Clara Barton had the distinction of being born on Christmas and passing away on Easter; Florence Nightingale had the distinction of having for a name the name of a stately city and a sweet-voiced bird.
Clara Barton as a nurse had her first experience nursing a brother by the name of David; Florence Nightingale as a nurse had her first experience caring for a pet shepherd dog by the name of “Cap.”
Clara Barton on an army wagon seated with a mule driver left Washington to go to the battlefields of the Civil War; Florence Nightingale on board of a vessel with 38 other nurses, sailed from England to go to the hospitals at Scutari, Turkey, in the Crimean War.
Clara Barton continually “followed the cannon” from the camps of the soldiers on to the “firing line”; Florence Nightingale lived at Scutari, but on one occasion inspected the camps of the soldiers at Balaclava within hearing of the cannon.
Clara Barton had for a pet, presented to her, a white Arabian horse and known as “Baba”; Florence Nightingale had for a pet, presented to her, a Russian hound, and known as “Miss Nightingale’s Crimean Dog.”
Clara Barton wore the Iron Cross of Prussia, representing Germany, and presented to her by Emperor William I; Florence Nightingale wore a brooch bearing a St. George’s Cross, in red enamel on a white field representing England, and presented to her by Queen Victoria.
Clara Barton received from the Sultan of Turkey a “Diploma,” and “Decorations”; Florence Nightingale received from the Sultan of Turkey a costly diamond necklace.

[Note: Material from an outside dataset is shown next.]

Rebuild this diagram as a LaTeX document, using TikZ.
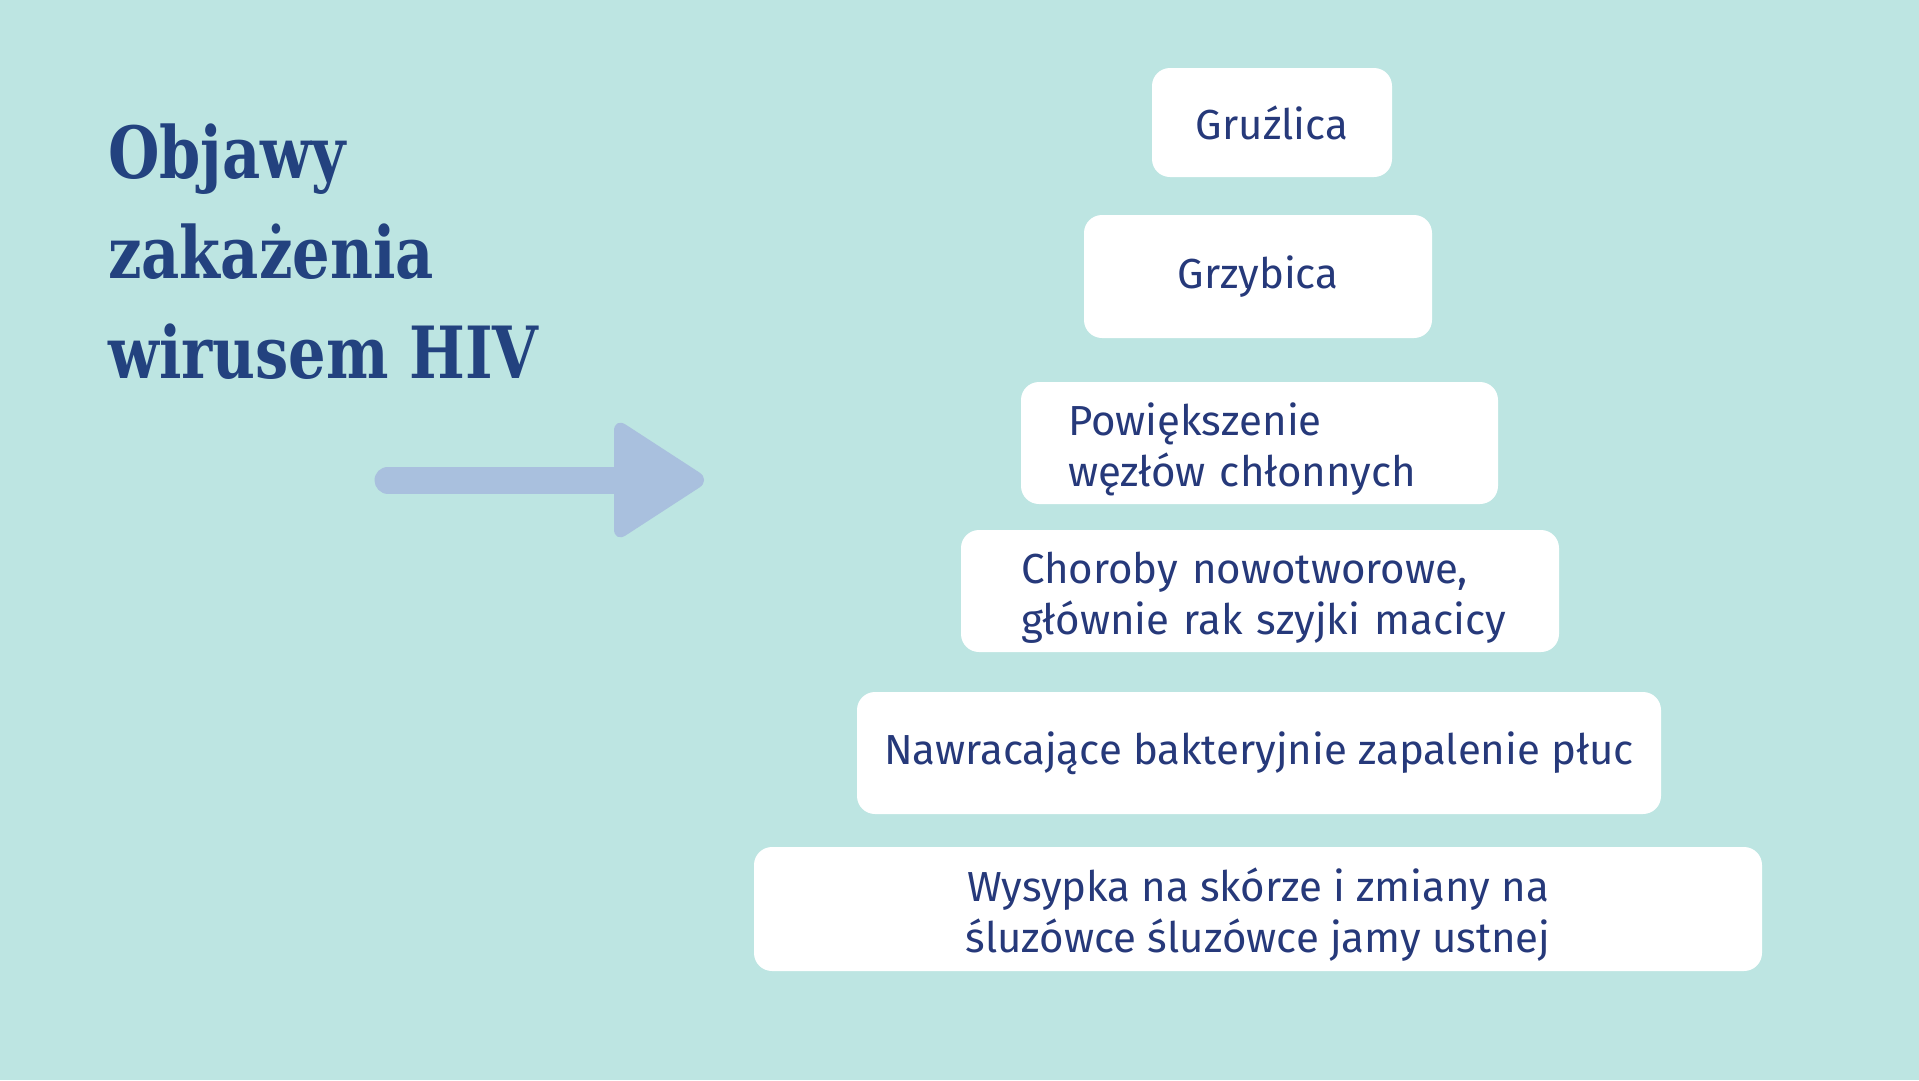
\documentclass[tikz,border=0pt]{standalone}
\usepackage{fontspec}
\setmainfont{Fira Sans}
\newfontfamily\titlefont{DejaVu Serif}[FakeStretch=0.82]

\definecolor{bgcol}{HTML}{BDE5E2}
\definecolor{txtcol}{HTML}{26397A}
\definecolor{titlecol}{HTML}{23427F}
\definecolor{arrowcol}{HTML}{A9C0DE}

\newcommand{\topstrut}{\rule{0pt}{45pt}}

\tikzset{
	symptom/.style={fill=white, rounded corners=18pt, text=txtcol, inner sep=0pt,
		font=\fontsize{42}{51}\selectfont, minimum height=122pt},
	twoline/.style={symptom, align=left},
	heading/.style={text=titlecol, inner sep=0pt, align=left,
		font=\titlefont\bfseries\fontsize{72}{100}\selectfont},
}

\begin{document}
\begin{tikzpicture}[x=1pt, y=-1pt]
	\fill[bgcol] (0,0) rectangle (1919,1080);
	\useasboundingbox (0,0) rectangle (1919,1080);

	% title
	\node [heading, anchor=north west] (title) at (108,124) {Objawy\\zakażenia\\wirusem HIV};

	% arrow
	\coordinate (arrstart) at (388,480);
	\coordinate (arrbase) at (640,480);
	\draw [arrowcol, line width=27pt, line cap=round] (arrstart) -- (arrbase);
	\fill [arrowcol, rounded corners=14pt] (614,417) -- (711,480) -- (614,543) -- cycle;

	% symptoms
	\node [symptom, minimum width=240pt, minimum height=109pt] (gruzlica) at (1272,122.5) {Gruźlica};
	\node [symptom, minimum width=348pt, minimum height=123pt] (grzybica) at (1258,276.5) {Grzybica};
	\node [twoline, minimum width=477pt, text width=383pt] (wezly) at (1259.5,443)
		{\topstrut Powiększenie\\węzłów chłonnych};
	\node [twoline, minimum width=598pt, text width=478pt] (nowotwory) at (1260,591)
		{\topstrut Choroby nowotworowe,\\\mbox{głównie rak szyjki macicy}};
	\node [symptom, minimum width=804pt] (pluca) at (1259,753)
		{Nawracające bakteryjnie zapalenie płuc};
	\node [symptom, minimum width=1008pt, minimum height=124pt, align=center] (wysypka) at (1258,909)
		{\topstrut Wysypka na skórze i zmiany na\\śluzówce śluzówce jamy ustnej};
\end{tikzpicture}
\end{document}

The United States Government refused to appropriate one thousand dollars for a memorial tablet to Clara Barton in the Red Cross Building; England conferred on Florence Nightingale the dignity of a “Lady of Grace of the Order of St. John of Jerusalem,” and later the still higher “Order of Merit,” founded by King Edward VII himself, in 1902.
The people of the United States contributed to a fund for Clara Barton—well, perhaps, this is a secret and should not be told here; the people of England contributed to a fund for Florence Nightingale, through the Jenny Lind concerts and in other ways, a fund amounting to $250,000, the fund since used to establish the “Nightingale Home at St. Thomas’ Hospital”—a Training School for Nurses.
By her request, Clara Barton was buried near her home at Oxford, Massachusetts; by her request, Florence Nightingale was buried near her home at Lea Hurst, Derbyshire, England.